System Versioning can also be used to produce data analytics that are of interest in a retailing environment.

For example, a WooCommerce end-user may be tasked with producing a graph that tracks, say, the price changes of store products over some unit of time.

Producing such a report using native SQL and the existing WooCommerce database schema is far from straightforward.

This is due to the latter’s underlying complexity – which is a result of WooCommerce reliance on, and conformance to, the semantics of the WordPress data model (3), which is extensible — a feature that WooCommerce uses to its full advantage.

This extensibility reduces the need for plug-ins to overpopulate the WP database with their own custom tables.

When shop owners run WooCommerce’s pre-installed or custom reports to obtain business-related information about their store, there are  several important factors to consider.

Multi-user ad hoc querying of a production WooCommerce platform can result in performance degradation of transactional execution (i.e., the shopping cart experience), slow down shopper catalog browsing, and impact the refresh rate of the somewhat sluggish WP Admin panel.

Moreover, particularly in entry-level hosted environments, running frequent reports may also cause a store owner to exceed a given plan’s CPU time in a shared server configuration

Finally, it can be difficult to produce customized WooCommerce reports without costly programming that requires skilled knowledge of WooCommerce internals. (For an excellent tutorial on the semantics of WP’s core database, here is an excellent multi-part tutorial.).  

A separate DSS environment would be the ideal solution proposed by this experimental project – which I am calling Project SB, for Sandbox.

Theoretically, this environment could be hosted on an end user’s local machine; alternatively, it could be hosted in the cloud on a Saas basis. 

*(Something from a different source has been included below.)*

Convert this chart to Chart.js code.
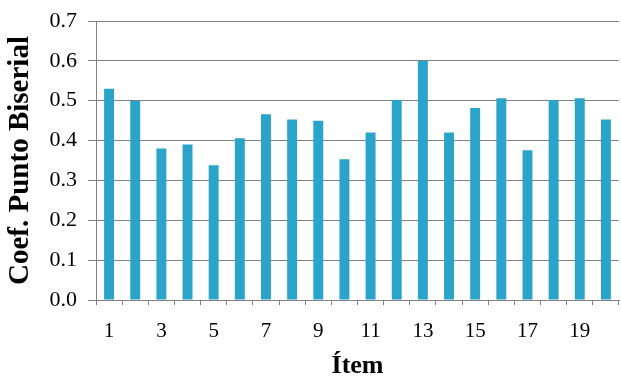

For example, an end user (such as a store owner, or someone who is authorized to examine transactional data) may wish to know how many widgets were sold between time t1 and t2, and group the result of this query by price.

An end-user should be able to formulate such a query as simply as possible – without needing to write extremely complex SQL statements or add mysterious PHP snippets to a child theme that they might be asked to create.

It  is even possible to envision the implementation of a DSS/Analytical database in a SaaS model using, say,  MariaDB’s AX new columnar storage engine (4), that would keep the DSS and transactional envs in sync in quasi real time.

 
  1. see https://mariadb.com/kb/en/library/system-versioned-tables/
  2. see https://mariadb.com/kb/en/library/mariadb-audit-plugin/
  3. see https://codex.wordpress.org/Database_Description
  4. see https://mariadb.com/kb/en/library/mariadb-columnstore

Woo: Relational in Name Only

In case you didn’t already know this: Woo uses a hybrid quasi-relational / EVA NoSQL data model. It is implemented on top of WP’s underlying, equally non-relational meta schema, which runs atop MySQL or MariaDB.

The WP data model was designed initially to provide data persistence to an early CMS system. It allowed the addition of n-number of attributes to a post entity type, as needs evolved.

At its core,  the WP data model consists of rows  in a centrally important table that can be joined via a SELECT statement to a vertically structured (i.e., “thin”) table which specifies whatever attributes (instantiated as rows) WP would need, as time went by, for its post and, later, page types.

This has performance implications.

Also, partly because of WP’s flexible,”meta” structure, Woo does not make “normal” usage of Primary and Foreign relationships — business rules are implemented via PHP code. This leads to maintainability issues.

Moreover, Woo uses serialization, which makes its db non portable and violates the relational model’s scalar rule.